RECORDS SUPPLIED:
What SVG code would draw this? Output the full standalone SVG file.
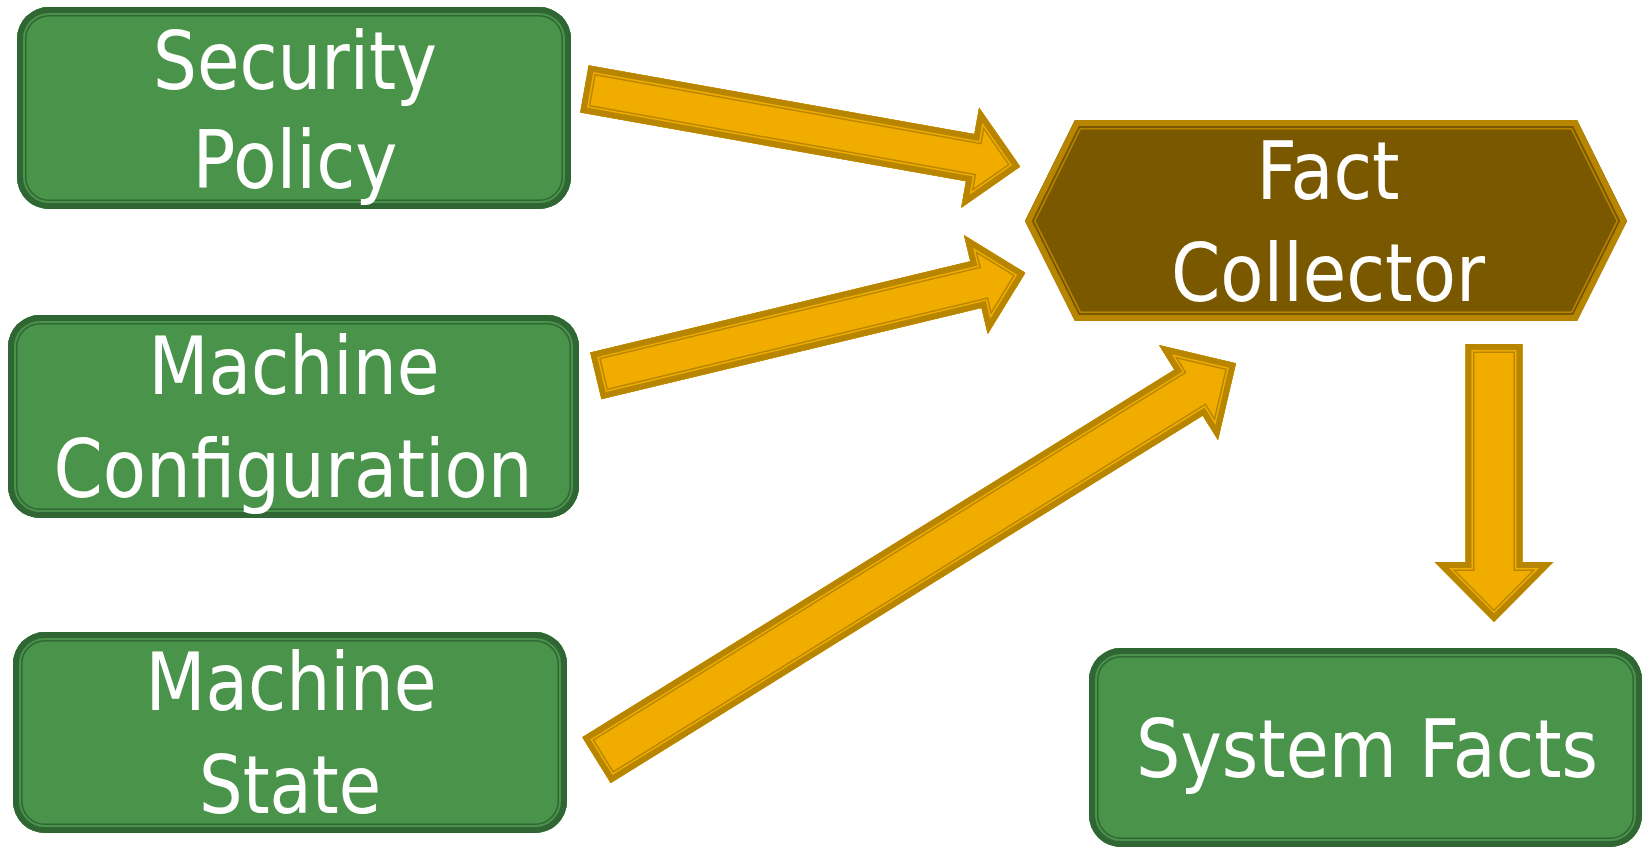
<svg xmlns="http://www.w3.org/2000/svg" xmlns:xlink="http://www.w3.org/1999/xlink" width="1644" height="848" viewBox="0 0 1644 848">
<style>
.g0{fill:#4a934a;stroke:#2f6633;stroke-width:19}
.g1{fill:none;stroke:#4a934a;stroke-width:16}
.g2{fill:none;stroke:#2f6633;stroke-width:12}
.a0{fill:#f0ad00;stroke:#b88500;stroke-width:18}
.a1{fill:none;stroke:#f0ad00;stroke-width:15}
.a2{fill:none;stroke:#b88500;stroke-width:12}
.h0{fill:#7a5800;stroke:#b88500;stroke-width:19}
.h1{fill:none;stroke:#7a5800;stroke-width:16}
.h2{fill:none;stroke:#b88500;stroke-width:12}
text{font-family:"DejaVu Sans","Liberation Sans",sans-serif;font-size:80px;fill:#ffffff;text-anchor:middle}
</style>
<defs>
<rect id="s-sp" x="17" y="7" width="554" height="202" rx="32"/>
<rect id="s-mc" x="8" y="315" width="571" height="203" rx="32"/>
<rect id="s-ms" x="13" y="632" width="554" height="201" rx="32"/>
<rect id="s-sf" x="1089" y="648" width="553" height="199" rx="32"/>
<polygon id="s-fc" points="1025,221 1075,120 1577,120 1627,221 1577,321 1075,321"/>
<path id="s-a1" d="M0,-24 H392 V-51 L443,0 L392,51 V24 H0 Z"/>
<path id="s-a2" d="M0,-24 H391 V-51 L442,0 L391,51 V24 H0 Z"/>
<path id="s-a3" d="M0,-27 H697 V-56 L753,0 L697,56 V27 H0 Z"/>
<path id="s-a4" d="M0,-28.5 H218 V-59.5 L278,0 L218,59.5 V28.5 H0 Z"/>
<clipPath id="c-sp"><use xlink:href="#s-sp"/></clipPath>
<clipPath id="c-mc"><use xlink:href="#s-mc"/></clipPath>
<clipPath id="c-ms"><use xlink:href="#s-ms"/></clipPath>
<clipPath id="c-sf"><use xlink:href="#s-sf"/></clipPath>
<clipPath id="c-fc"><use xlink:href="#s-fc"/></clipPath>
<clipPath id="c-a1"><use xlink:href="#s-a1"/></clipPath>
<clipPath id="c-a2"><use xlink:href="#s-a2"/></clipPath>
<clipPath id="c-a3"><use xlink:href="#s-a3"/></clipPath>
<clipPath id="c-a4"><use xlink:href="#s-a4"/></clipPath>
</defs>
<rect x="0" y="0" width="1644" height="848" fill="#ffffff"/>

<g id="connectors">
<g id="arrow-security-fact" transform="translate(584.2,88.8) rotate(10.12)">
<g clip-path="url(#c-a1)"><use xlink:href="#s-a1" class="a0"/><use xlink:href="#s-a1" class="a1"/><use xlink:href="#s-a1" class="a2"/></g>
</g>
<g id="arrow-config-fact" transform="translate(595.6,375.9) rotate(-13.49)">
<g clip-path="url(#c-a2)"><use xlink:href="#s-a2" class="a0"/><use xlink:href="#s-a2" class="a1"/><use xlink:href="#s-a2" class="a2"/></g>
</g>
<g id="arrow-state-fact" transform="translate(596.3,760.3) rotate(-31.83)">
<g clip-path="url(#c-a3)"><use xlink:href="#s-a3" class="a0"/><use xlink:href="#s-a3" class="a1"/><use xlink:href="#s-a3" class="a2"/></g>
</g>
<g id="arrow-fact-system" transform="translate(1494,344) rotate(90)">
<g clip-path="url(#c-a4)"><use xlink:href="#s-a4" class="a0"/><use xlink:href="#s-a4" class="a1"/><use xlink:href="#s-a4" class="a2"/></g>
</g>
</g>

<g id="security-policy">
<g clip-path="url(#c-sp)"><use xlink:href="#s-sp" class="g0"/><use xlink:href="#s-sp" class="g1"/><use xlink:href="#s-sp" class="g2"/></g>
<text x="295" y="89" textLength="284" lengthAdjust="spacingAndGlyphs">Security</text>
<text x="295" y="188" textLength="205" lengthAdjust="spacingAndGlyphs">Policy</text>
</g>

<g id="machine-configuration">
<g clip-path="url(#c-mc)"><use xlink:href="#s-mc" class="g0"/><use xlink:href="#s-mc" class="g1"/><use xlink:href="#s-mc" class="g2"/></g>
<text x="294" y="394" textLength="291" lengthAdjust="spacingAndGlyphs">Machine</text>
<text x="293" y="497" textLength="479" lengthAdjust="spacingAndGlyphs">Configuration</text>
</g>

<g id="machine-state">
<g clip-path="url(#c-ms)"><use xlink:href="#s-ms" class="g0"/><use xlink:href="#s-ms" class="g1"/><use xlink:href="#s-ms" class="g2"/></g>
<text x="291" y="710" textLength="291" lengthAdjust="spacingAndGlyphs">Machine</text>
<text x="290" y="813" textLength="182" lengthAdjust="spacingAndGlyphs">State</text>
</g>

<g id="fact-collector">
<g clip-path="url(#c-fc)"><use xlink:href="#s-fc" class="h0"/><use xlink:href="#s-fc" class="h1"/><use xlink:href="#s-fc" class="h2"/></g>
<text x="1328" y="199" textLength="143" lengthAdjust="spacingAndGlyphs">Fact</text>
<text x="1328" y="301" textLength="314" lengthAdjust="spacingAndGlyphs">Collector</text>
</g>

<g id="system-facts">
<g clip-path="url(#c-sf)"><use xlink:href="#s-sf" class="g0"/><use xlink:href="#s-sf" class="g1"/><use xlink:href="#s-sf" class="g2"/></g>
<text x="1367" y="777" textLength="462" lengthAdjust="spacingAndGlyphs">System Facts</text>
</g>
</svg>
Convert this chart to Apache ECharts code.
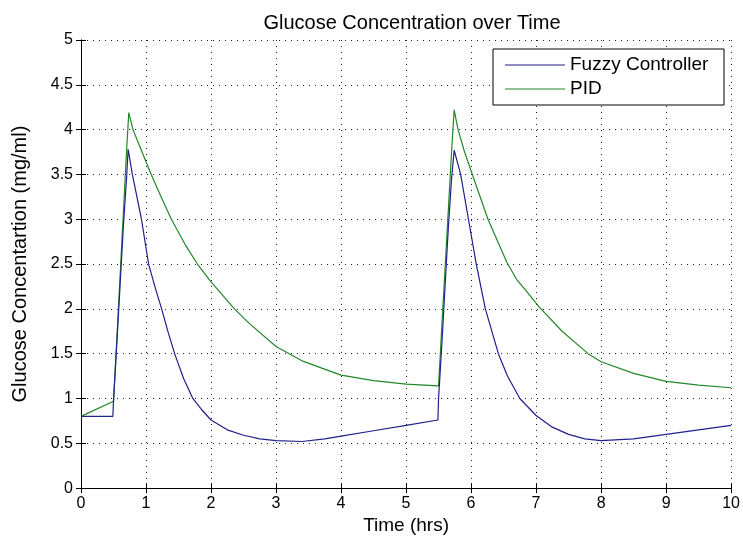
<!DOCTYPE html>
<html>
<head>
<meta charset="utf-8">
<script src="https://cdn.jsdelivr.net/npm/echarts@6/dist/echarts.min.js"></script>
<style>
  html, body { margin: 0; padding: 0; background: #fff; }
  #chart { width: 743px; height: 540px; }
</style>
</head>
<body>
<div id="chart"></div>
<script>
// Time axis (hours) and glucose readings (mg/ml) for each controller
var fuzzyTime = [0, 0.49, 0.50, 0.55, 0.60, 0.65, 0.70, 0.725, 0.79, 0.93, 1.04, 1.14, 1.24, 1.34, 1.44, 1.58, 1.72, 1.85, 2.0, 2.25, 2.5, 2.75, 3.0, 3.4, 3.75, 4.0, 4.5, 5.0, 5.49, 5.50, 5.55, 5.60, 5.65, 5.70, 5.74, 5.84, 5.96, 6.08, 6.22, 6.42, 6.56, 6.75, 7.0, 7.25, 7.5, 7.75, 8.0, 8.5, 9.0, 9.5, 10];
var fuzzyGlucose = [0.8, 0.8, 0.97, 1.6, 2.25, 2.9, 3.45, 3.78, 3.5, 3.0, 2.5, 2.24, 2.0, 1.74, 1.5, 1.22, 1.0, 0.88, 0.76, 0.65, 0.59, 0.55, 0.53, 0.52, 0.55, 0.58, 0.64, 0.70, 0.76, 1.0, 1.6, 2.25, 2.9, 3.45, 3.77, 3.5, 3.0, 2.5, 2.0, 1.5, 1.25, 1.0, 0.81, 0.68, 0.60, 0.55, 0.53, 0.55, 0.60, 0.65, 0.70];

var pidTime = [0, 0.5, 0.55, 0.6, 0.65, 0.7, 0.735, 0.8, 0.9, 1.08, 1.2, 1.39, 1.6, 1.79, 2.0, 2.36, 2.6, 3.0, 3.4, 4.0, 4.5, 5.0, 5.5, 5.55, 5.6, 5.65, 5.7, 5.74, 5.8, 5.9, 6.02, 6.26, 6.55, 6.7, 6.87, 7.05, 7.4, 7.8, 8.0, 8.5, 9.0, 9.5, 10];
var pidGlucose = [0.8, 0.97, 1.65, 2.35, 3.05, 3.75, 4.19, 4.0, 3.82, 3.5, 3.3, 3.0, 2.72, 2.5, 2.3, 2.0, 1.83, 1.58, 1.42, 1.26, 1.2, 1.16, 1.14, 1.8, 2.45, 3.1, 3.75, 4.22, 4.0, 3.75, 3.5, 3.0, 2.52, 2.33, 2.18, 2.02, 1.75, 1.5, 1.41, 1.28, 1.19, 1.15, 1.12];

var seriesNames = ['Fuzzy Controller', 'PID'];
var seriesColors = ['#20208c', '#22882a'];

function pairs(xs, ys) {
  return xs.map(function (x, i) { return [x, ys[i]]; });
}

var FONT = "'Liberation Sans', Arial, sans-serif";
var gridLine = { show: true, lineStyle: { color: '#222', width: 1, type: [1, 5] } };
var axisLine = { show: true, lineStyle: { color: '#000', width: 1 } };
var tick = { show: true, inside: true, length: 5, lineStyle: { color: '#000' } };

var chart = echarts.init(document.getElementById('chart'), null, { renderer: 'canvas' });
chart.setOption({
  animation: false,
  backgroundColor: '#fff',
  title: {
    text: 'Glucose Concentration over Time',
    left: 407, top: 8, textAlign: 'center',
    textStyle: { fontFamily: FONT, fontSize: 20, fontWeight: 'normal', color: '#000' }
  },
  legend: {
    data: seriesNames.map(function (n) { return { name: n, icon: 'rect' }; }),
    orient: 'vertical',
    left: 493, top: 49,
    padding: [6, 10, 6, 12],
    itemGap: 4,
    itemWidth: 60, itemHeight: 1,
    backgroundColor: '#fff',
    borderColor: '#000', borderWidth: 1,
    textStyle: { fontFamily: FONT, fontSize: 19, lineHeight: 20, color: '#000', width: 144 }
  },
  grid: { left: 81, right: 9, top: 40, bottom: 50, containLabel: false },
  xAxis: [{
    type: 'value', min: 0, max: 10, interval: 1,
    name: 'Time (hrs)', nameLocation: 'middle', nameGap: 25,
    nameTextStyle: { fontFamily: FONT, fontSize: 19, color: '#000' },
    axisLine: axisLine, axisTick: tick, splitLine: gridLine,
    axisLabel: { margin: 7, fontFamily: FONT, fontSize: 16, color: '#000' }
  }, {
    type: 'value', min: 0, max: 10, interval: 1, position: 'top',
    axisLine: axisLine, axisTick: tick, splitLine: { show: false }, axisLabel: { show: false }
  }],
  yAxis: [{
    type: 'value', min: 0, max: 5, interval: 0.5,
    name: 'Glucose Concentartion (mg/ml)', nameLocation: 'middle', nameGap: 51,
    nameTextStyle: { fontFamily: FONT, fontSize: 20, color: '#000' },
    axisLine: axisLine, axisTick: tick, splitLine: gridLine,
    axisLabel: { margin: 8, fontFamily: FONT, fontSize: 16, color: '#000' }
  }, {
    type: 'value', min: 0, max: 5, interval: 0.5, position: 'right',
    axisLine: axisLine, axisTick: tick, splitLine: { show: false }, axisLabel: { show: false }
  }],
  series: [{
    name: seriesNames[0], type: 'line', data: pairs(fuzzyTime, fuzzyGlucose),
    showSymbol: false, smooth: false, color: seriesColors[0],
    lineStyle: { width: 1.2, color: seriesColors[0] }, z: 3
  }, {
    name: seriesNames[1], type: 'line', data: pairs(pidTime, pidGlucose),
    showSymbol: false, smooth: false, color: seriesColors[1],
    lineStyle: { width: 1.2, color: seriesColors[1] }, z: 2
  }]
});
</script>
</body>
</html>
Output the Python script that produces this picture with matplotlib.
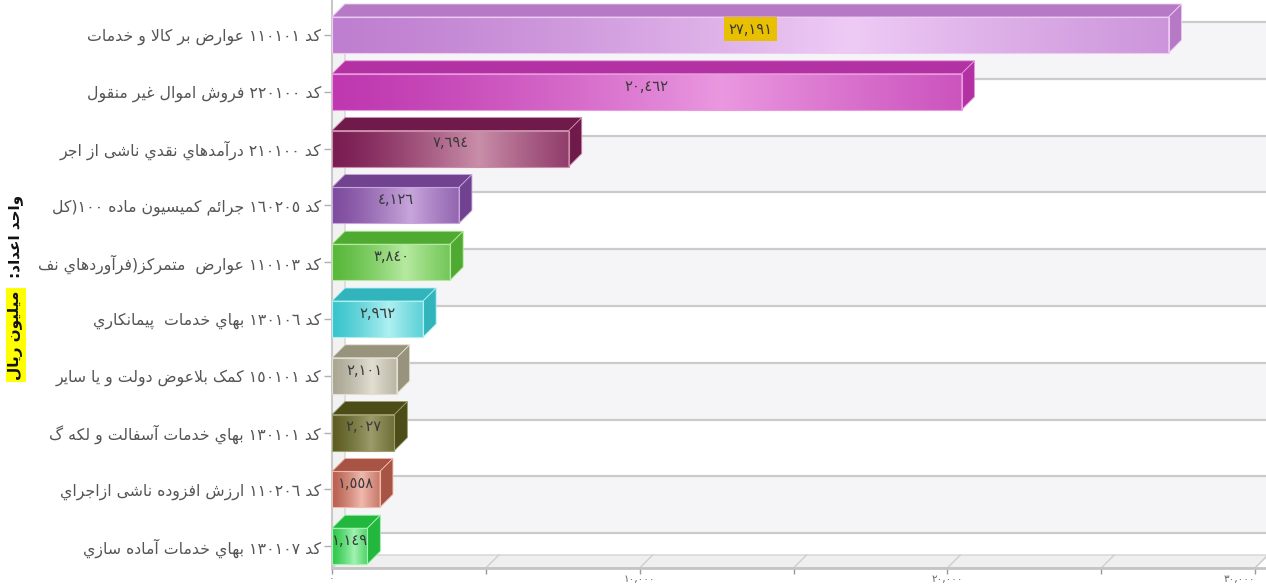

EXERCISE:
Gather each line that holds "Output".

EXERCISE RESULT:
What SVG code would draw this? Output the full standalone SVG file.
Output the Python script that produces this picture with matplotlib.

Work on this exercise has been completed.